Figure scripts

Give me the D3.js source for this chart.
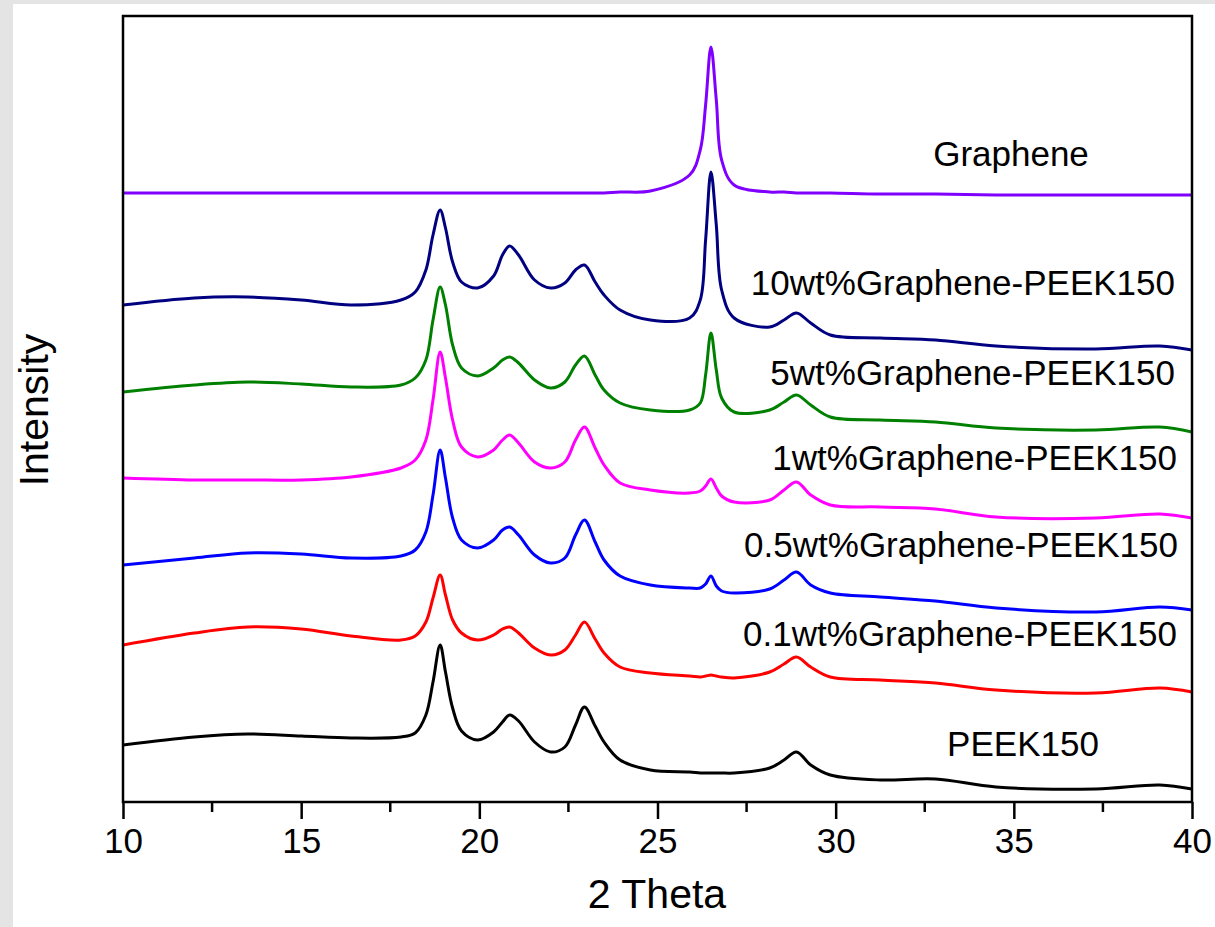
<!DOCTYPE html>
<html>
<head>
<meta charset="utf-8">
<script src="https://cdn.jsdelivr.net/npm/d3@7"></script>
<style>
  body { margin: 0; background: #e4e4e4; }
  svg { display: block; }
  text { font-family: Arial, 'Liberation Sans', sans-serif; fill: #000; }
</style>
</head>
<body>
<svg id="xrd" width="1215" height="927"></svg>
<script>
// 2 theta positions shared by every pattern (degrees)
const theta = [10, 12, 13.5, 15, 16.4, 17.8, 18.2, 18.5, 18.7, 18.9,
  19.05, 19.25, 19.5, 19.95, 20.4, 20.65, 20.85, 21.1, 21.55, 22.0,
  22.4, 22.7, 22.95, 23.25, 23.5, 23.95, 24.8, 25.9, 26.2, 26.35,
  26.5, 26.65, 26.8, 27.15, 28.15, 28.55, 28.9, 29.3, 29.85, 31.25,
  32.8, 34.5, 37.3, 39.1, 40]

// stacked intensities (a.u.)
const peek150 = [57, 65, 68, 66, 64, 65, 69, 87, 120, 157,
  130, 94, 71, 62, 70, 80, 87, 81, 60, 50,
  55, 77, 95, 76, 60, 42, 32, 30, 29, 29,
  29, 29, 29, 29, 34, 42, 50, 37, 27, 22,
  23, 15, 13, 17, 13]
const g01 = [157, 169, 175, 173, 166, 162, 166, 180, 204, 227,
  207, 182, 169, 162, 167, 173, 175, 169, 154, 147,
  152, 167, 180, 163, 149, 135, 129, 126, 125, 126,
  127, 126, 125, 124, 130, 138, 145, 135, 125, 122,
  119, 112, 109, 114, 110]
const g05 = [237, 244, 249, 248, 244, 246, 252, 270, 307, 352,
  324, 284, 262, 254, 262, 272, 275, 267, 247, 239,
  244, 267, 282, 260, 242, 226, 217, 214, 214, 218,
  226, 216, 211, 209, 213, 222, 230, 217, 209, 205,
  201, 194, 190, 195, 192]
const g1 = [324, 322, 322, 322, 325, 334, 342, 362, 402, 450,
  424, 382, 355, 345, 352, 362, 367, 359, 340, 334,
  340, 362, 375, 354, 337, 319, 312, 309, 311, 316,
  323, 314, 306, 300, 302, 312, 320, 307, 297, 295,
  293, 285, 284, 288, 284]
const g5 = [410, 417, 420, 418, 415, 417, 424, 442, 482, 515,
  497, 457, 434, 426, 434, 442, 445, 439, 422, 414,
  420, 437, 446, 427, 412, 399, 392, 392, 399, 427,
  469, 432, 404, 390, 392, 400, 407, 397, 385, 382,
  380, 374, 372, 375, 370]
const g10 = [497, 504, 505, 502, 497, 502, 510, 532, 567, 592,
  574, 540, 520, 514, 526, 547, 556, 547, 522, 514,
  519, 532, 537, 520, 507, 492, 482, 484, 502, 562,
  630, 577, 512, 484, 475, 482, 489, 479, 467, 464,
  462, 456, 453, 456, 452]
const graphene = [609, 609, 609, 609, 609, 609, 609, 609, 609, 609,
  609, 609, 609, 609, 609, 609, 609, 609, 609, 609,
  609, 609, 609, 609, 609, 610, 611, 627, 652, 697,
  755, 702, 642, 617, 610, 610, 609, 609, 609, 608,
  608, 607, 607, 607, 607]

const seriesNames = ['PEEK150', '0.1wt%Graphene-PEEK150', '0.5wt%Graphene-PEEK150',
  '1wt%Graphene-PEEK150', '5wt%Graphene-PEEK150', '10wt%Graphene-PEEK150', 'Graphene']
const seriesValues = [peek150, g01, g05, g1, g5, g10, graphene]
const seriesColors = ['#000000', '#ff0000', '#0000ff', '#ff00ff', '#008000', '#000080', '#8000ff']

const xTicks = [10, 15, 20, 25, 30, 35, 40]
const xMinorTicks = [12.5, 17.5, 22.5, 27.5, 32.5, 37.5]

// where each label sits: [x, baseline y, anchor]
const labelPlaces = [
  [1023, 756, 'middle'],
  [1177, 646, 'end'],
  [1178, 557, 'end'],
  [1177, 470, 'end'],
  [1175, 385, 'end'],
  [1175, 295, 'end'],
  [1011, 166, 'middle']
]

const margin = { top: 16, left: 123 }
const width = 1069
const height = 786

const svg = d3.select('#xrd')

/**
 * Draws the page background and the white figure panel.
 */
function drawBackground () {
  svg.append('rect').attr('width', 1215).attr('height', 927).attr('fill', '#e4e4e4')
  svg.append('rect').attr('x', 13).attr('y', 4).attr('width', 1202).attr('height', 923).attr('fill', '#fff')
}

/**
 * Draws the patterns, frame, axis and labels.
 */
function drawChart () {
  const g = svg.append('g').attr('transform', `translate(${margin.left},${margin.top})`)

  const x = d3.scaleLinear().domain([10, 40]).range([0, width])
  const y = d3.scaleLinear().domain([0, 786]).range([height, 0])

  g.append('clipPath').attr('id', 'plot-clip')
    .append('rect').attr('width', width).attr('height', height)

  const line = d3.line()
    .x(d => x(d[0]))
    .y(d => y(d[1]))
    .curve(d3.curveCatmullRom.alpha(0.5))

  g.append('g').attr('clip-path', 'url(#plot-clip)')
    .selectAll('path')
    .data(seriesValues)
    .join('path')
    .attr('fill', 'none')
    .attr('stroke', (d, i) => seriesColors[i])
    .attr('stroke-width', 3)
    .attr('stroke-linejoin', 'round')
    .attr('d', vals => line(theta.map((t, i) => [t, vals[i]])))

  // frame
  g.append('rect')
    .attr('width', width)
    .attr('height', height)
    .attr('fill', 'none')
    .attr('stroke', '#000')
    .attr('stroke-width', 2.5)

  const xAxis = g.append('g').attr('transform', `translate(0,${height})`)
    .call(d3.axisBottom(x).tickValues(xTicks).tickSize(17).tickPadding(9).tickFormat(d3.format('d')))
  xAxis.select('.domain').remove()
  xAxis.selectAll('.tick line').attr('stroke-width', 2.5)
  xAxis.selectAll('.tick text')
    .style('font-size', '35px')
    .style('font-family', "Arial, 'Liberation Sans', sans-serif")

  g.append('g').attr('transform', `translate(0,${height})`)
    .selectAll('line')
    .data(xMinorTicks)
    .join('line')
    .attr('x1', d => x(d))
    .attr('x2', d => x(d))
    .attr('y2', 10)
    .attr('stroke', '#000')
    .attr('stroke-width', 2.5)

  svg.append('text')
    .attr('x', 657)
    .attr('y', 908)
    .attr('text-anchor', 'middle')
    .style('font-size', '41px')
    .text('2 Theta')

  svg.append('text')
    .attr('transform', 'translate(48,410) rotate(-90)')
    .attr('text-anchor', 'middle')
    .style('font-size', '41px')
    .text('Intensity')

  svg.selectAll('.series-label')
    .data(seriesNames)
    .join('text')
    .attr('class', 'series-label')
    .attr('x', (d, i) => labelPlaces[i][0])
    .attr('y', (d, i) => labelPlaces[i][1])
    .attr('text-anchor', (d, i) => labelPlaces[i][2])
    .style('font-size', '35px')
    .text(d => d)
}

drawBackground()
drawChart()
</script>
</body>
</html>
---
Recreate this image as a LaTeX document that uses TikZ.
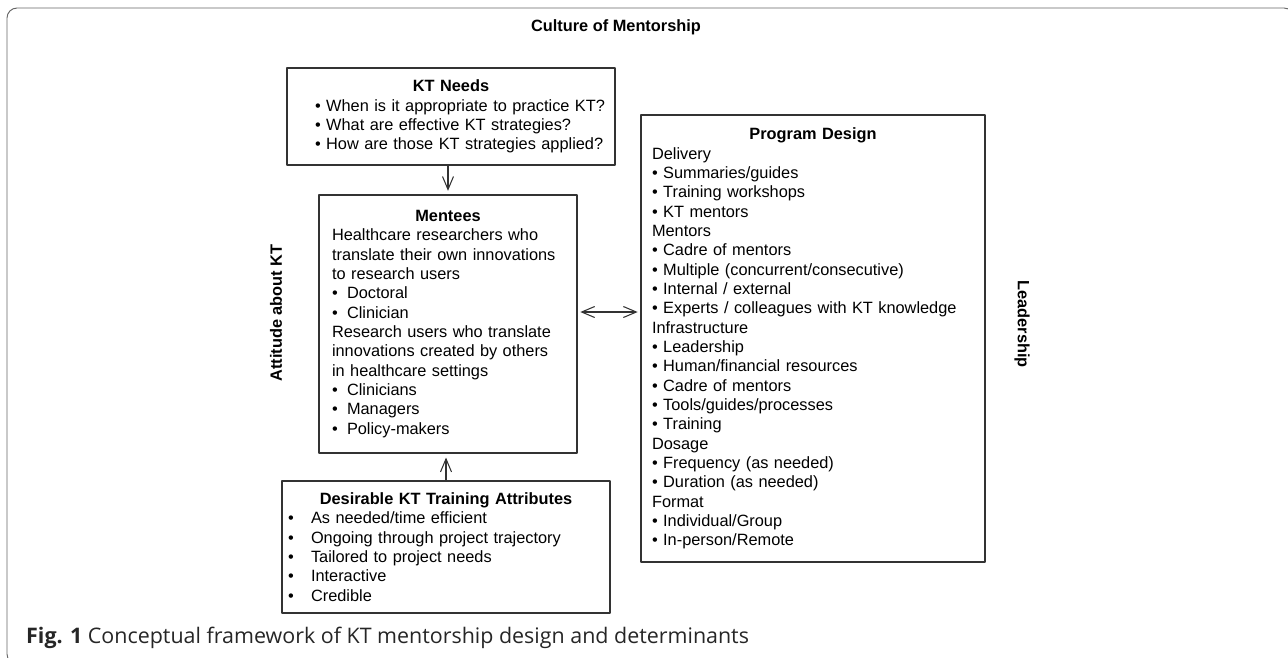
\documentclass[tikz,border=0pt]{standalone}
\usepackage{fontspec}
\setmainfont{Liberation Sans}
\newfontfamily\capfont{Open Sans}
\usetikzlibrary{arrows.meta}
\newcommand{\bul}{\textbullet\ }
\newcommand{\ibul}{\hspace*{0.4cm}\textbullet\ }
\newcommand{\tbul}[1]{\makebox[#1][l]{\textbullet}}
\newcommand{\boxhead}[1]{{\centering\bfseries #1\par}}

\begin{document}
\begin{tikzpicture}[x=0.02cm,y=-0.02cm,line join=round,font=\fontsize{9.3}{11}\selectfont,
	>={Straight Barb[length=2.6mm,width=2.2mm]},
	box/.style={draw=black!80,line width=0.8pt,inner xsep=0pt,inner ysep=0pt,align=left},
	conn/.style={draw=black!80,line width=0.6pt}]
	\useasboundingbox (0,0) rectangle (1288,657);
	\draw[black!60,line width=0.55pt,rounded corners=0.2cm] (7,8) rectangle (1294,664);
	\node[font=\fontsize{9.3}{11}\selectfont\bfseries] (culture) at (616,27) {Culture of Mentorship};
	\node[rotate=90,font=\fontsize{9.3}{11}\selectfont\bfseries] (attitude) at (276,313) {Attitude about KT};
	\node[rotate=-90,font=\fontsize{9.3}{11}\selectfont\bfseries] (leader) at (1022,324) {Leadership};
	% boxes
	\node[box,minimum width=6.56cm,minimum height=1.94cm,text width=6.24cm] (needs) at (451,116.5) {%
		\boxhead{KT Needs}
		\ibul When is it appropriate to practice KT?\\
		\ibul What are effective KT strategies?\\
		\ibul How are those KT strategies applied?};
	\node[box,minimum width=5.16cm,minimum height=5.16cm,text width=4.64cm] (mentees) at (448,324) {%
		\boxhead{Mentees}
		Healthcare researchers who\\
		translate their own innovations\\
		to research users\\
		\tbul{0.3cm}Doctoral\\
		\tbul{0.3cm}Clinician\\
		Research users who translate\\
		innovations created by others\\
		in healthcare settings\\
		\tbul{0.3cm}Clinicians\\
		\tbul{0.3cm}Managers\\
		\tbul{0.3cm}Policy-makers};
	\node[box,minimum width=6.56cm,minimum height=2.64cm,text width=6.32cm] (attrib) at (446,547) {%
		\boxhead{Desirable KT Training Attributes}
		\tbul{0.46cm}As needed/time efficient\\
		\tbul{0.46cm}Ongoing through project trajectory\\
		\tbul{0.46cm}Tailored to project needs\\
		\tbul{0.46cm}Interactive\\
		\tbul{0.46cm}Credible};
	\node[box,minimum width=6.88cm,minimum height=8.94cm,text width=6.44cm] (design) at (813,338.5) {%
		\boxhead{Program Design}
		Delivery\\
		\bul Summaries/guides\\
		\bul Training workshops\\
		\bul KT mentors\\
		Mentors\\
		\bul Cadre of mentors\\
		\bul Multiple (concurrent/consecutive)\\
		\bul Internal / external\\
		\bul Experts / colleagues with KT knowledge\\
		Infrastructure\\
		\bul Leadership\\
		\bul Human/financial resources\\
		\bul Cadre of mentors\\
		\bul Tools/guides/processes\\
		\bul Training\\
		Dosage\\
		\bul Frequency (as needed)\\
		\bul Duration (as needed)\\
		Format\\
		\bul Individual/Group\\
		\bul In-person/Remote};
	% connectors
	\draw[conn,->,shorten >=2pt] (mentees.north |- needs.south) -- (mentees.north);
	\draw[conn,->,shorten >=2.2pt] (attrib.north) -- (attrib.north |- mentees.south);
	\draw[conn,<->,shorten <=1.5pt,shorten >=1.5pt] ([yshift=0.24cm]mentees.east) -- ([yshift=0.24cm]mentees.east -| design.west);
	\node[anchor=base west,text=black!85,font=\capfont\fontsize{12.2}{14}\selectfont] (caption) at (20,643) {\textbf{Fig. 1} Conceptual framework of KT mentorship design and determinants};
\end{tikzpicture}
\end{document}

What you are asked to do: Retype only the lines above from the one with "Give me the D3.js source for this chart." through the one with "32.8, 34.5, 37.3, 39.1, 40]", exactly and with both ends. Images stay out.

Final result:
Give me the D3.js source for this chart.
<!DOCTYPE html>
<html>
<head>
<meta charset="utf-8">
<script src="https://cdn.jsdelivr.net/npm/d3@7"></script>
<style>
  body { margin: 0; background: #e4e4e4; }
  svg { display: block; }
  text { font-family: Arial, 'Liberation Sans', sans-serif; fill: #000; }
</style>
</head>
<body>
<svg id="xrd" width="1215" height="927"></svg>
<script>
// 2 theta positions shared by every pattern (degrees)
const theta = [10, 12, 13.5, 15, 16.4, 17.8, 18.2, 18.5, 18.7, 18.9,
  19.05, 19.25, 19.5, 19.95, 20.4, 20.65, 20.85, 21.1, 21.55, 22.0,
  22.4, 22.7, 22.95, 23.25, 23.5, 23.95, 24.8, 25.9, 26.2, 26.35,
  26.5, 26.65, 26.8, 27.15, 28.15, 28.55, 28.9, 29.3, 29.85, 31.25,
  32.8, 34.5, 37.3, 39.1, 40]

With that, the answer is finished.